Information shown –
>> BEGIN
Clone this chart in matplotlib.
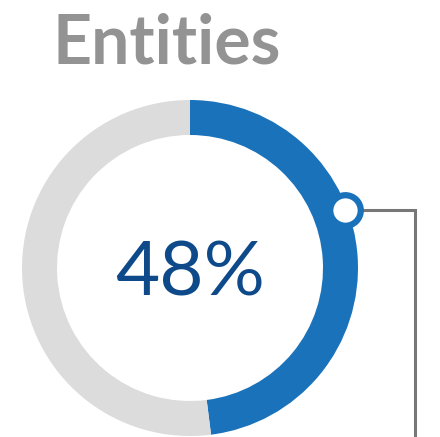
import numpy as np
import matplotlib
matplotlib.use('Agg')
import matplotlib.pyplot as plt

TITLE = 'Entities'
SHARE = 48                      # percent of entities
values = [SHARE, 100 - SHARE]
colors = ['#1a72bb', '#dcdcdc']

W, H = 440, 437
CENTER = (190, H - 268)
R_OUT, RING = 168, 35

# callout point on the ring, measured clockwise from 12 o'clock
CALLOUT_DEG = 69.5
CALLOUT_R = 166
LINE_X = 415

fig = plt.figure(figsize=(W / 100, H / 100), dpi=100)
ax = fig.add_axes([0, 0, 1, 1])

ax.pie(values, colors=colors, startangle=90, counterclock=False,
       radius=R_OUT, center=CENTER,
       wedgeprops=dict(width=RING, linewidth=0))

ax.set_xlim(0, W)
ax.set_ylim(0, H)
ax.set_aspect('equal')
ax.axis('off')

# callout marker and elbow leader line
theta = np.deg2rad(CALLOUT_DEG)
mx = CENTER[0] + CALLOUT_R * np.sin(theta)
my = CENTER[1] + CALLOUT_R * np.cos(theta)
ax.plot([mx, LINE_X, LINE_X], [my, my, 0], color='#777777', lw=2.2,
        solid_joinstyle='miter', zorder=3)
ax.plot(mx, my, 'o', ms=22, mfc='white', mec='#1a72bb', mew=4.5, zorder=4)

ax.text(CENTER[0], CENTER[1] - 6, f'{SHARE}%', ha='center', va='center',
        fontsize=55, fontfamily='Lato', fontweight='normal', color='#0e4a8a')

fig.text(52 / W, 1 - 64 / H, TITLE, ha='left', va='baseline',
         fontsize=49, fontfamily='Lato', fontweight='bold', color='#939393')

fig.savefig('out.png', dpi=100)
>> END
Job – Reproduce the material above exactly, first line through the line that contains "R_OUT, RING = 168, 35", minus the pictures.

Task answer –
Clone this chart in matplotlib.
import numpy as np
import matplotlib
matplotlib.use('Agg')
import matplotlib.pyplot as plt

TITLE = 'Entities'
SHARE = 48                      # percent of entities
values = [SHARE, 100 - SHARE]
colors = ['#1a72bb', '#dcdcdc']

W, H = 440, 437
CENTER = (190, H - 268)
R_OUT, RING = 168, 35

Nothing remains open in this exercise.